Patrick Süskind, dans « Amnésie littéraire » (Un combat et autres récits) fait dire à son narrateur « tu n’as pas le droit de te laisser à cette effroyable amnésie, tu dois lutter contre ce courant du fleuve de l’oubli ». Pourtant, dans la seconde de ses Considérations inactuelles, Nietzsche écrit que le mouton est heureux parce qu’il a la capacité d’oublier immédiatement ce qu’il a vécu. Il constate que l’homme souffre de ne pas posséder cette capacité d’oublier. Faut-il alors penser que nous devrions oublier ? L’oubli ne désigne-t-il pas plutôt la perte de la mémoire, et la perte d’une partie de son identité ?
Le paradoxe de ce sujet tient au constat de cette ambivalence de l’oubli. Si la mémoire individuelle n’est pas vraiment maîtrisable, tout l’intérêt de ce sujet est dès lors dans son sens collectif, appliqué à une société. Faut-il prôner l’oubli, dès l’instant où cet oubli peut blesser la mémoire d’événements traumatiques, comme ceux de la guerre d’Algérie qu’évoque Meurtre pour mémoire, ou faut-il au contraire réactiver cette mémoire, attendu qu’elle risque de réactiver des conflits et de cristalliser des antagonismes ? Le problème devient alors celui de savoir dans quelle mesure le culture de la mémoire peut se faire en évitant cette tendance au conflit, d’un vécu qui a nécessairement été traumatique.

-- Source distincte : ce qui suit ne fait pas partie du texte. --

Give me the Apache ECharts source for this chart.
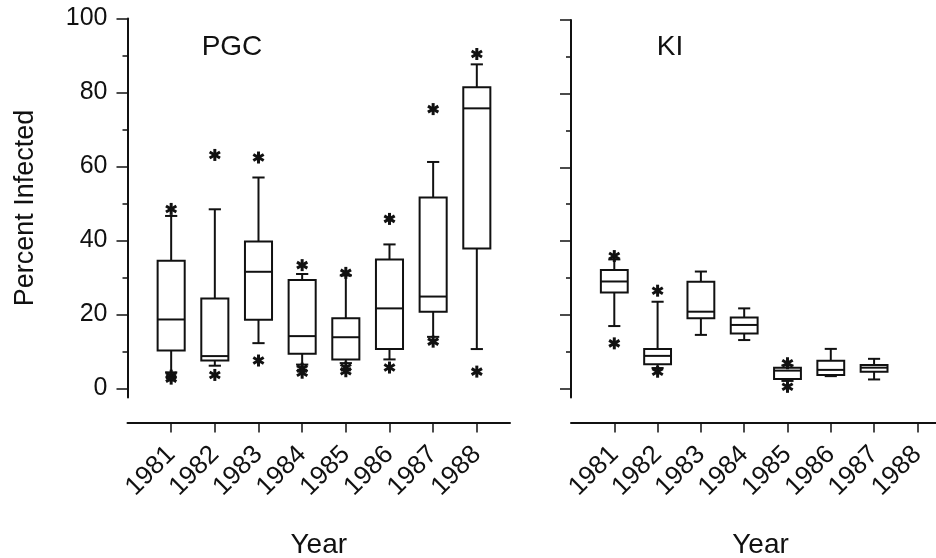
<!DOCTYPE html>
<html>
<head>
<meta charset="utf-8">
<script src="https://cdn.jsdelivr.net/npm/echarts@6/dist/echarts.min.js"></script>
<style>
  html, body { margin: 0; padding: 0; background: #fff; }
  #chart { width: 936px; height: 558px; }
</style>
</head>
<body>
<div id="chart"></div>
<script>
// years on the x axis
const yearTicks = [1981, 1982, 1983, 1984, 1985, 1986, 1987, 1988];
const yTickLabels = [0, 20, 40, 60, 80, 100];
const yMinorTicks = [10, 30, 50, 70, 90];

// PGC boxes: low whisker, Q1, median, Q3, high whisker
const pgcYears = [1981, 1982, 1983, 1984, 1985, 1986, 1987, 1988];
const pgcLow = [4.3, 6.1, 12.2, 6.4, 6.8, 7.8, 13.9, 10.6];
const pgcQ1 = [10.2, 7.5, 18.5, 9.3, 7.8, 10.6, 20.7, 37.8];
const pgcMedian = [18.6, 8.7, 31.5, 14.1, 13.8, 21.6, 24.8, 75.7];
const pgcQ3 = [34.5, 24.3, 39.7, 29.3, 18.9, 34.8, 51.6, 81.4];
const pgcHigh = [46.6, 48.4, 57.0, 30.9, 30.5, 38.9, 61.2, 87.6];
const pgcOutliers = [
  [1981, 48.5], [1981, 3.4], [1981, 2.6],
  [1982, 63.1], [1982, 3.6],
  [1983, 62.4], [1983, 7.5],
  [1984, 33.3], [1984, 5.3], [1984, 4.2],
  [1985, 31.2], [1985, 5.6], [1985, 4.6],
  [1986, 45.8], [1986, 5.6],
  [1987, 75.5], [1987, 12.6],
  [1988, 90.4], [1988, 4.5]
];

// KI boxes (no 1988 sample)
const kiYears = [1981, 1982, 1983, 1984, 1985, 1986, 1987];
const kiLow = [16.9, 5.5, 14.5, 13.1, 2.0, 3.3, 2.4];
const kiQ1 = [26.0, 6.5, 19.0, 14.9, 2.5, 3.6, 4.5];
const kiMedian = [29.0, 8.8, 20.8, 17.2, 4.8, 5.0, 5.6];
const kiQ3 = [32.1, 10.7, 28.9, 19.2, 5.6, 7.5, 6.3];
const kiHigh = [35.0, 23.5, 31.7, 21.7, 6.2, 10.7, 8.0];
const kiOutliers = [
  [1981, 35.9], [1981, 12.2],
  [1982, 26.5], [1982, 4.5],
  [1985, 6.8], [1985, 0.4]
];

const FONT = 'Liberation Sans';
const INK = '#111';

function boxRows(years, lo, q1, md, q3, hi) {
  return years.map((y, i) => [y, lo[i], q1[i], md[i], q3[i], hi[i]]);
}

function renderBox(params, api) {
  const x = api.value(0);
  const lo = api.coord([x, api.value(1)]);
  const q1 = api.coord([x, api.value(2)]);
  const md = api.coord([x, api.value(3)]);
  const q3 = api.coord([x, api.value(4)]);
  const hi = api.coord([x, api.value(5)]);
  const unit = api.size([1, 0])[0];
  const half = unit * 0.31;
  const cap = unit * 0.14;
  const cx = md[0];
  const st = { stroke: INK, lineWidth: 2, fill: null };
  const line = (x1, y1, x2, y2) => ({ type: 'line', shape: { x1, y1, x2, y2 }, style: st });
  return {
    type: 'group',
    children: [
      line(cx, q3[1], cx, hi[1]),
      line(cx - cap, hi[1], cx + cap, hi[1]),
      line(cx, q1[1], cx, lo[1]),
      line(cx - cap, lo[1], cx + cap, lo[1]),
      { type: 'rect', shape: { x: cx - half, y: q3[1], width: half * 2, height: q1[1] - q3[1] },
        style: { stroke: INK, lineWidth: 2, fill: '#fff' } },
      line(cx - half, md[1], cx + half, md[1])
    ]
  };
}

function renderStar(params, api) {
  const p = api.coord([api.value(0), api.value(1)]);
  const r = 6;
  const st = { stroke: INK, lineWidth: 3 };
  const kids = [];
  for (let k = 0; k < 3; k++) {
    const a = Math.PI / 2 + k * Math.PI / 3;
    kids.push({ type: 'line', shape: {
      x1: p[0] - r * Math.cos(a), y1: p[1] - r * Math.sin(a),
      x2: p[0] + r * Math.cos(a), y2: p[1] + r * Math.sin(a) }, style: st });
  }
  return { type: 'group', children: kids };
}

function xAxisFor(grid, max, namePad) {
  return {
    type: 'value', gridIndex: grid, min: 1980, max: max,
    position: 'bottom', offset: 25,
    name: 'Year', nameLocation: 'middle', nameGap: 109,
    nameTextStyle: { fontFamily: FONT, fontSize: 28, color: INK, padding: [0, 0, 0, namePad] },
    axisLine: { onZero: false, lineStyle: { color: INK, width: 2 } },
    axisTick: { customValues: yearTicks, length: 10, lineStyle: { color: INK, width: 1.5 } },
    axisLabel: { customValues: yearTicks, formatter: v => String(v), rotate: 45, margin: 28,
      fontFamily: FONT, fontSize: 26, color: INK },
    splitLine: { show: false }
  };
}

function yAxesFor(grid, withLabels) {
  const main = {
    type: 'value', gridIndex: grid, min: -2.5, max: 100, position: 'left',
    axisLine: { show: true, onZero: false, lineStyle: { color: INK, width: 2 } },
    axisTick: { customValues: yTickLabels, length: 11, lineStyle: { color: INK, width: 1.5 } },
    axisLabel: { show: withLabels, customValues: yTickLabels, margin: 20, fontFamily: FONT, fontSize: 25, color: INK },
    splitLine: { show: false }
  };
  if (withLabels) {
    main.name = 'Percent Infected';
    main.nameLocation = 'middle';
    main.nameGap = 88;
    main.nameTextStyle = { fontFamily: FONT, fontSize: 27, color: INK };
  }
  const minor = {
    type: 'value', gridIndex: grid, min: -2.5, max: 100, position: 'left', offset: 0,
    axisLine: { show: false, onZero: false },
    axisTick: { customValues: yMinorTicks, length: 5, lineStyle: { color: INK, width: 1.5 } },
    axisLabel: { show: false },
    splitLine: { show: false }
  };
  return [main, minor];
}

const chart = echarts.init(document.getElementById('chart'), null, { renderer: 'canvas' });
chart.setOption({
  backgroundColor: '#fff',
  animation: false,
  grid: [
    { left: 127.5, top: 18.5, width: 382.5, height: 379, containLabel: false, outerBoundsMode: 'none' },
    { left: 571, top: 20, width: 365, height: 377.5, containLabel: false, outerBoundsMode: 'none' }
  ],
  xAxis: [xAxisFor(0, 1988.76, 0), xAxisFor(1, 1988.43, 14)],
  yAxis: yAxesFor(0, true).concat(yAxesFor(1, false)),
  graphic: [
    { type: 'text', x: 232, y: 47, style: { text: 'PGC', fontFamily: FONT, fontSize: 28, fill: INK, textAlign: 'center', textVerticalAlign: 'middle' } },
    { type: 'text', x: 670, y: 47, style: { text: 'KI', fontFamily: FONT, fontSize: 28, fill: INK, textAlign: 'center', textVerticalAlign: 'middle' } }
  ],
  series: [
    { type: 'custom', name: 'PGC', xAxisIndex: 0, yAxisIndex: 0, renderItem: renderBox,
      encode: { x: 0, y: [1, 2, 3, 4, 5] },
      data: boxRows(pgcYears, pgcLow, pgcQ1, pgcMedian, pgcQ3, pgcHigh) },
    { type: 'custom', name: 'PGC outliers', xAxisIndex: 0, yAxisIndex: 0, renderItem: renderStar,
      encode: { x: 0, y: 1 }, data: pgcOutliers },
    { type: 'custom', name: 'KI', xAxisIndex: 1, yAxisIndex: 2, renderItem: renderBox,
      encode: { x: 0, y: [1, 2, 3, 4, 5] },
      data: boxRows(kiYears, kiLow, kiQ1, kiMedian, kiQ3, kiHigh) },
    { type: 'custom', name: 'KI outliers', xAxisIndex: 1, yAxisIndex: 2, renderItem: renderStar,
      encode: { x: 0, y: 1 }, data: kiOutliers }
  ]
});
</script>
</body>
</html>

Nous nous efforcerons de montrer, dans un premier temps, que l’oubli correspond à un dangereux effacement de la mémoire. Nous en viendrons toutefois à dépasser ce constat, pour essayer de montrer qu’il est du devoir des pouvoirs publics de défendre un sens nouveau de l’oubli, débarrassé des tensions de la mémoire.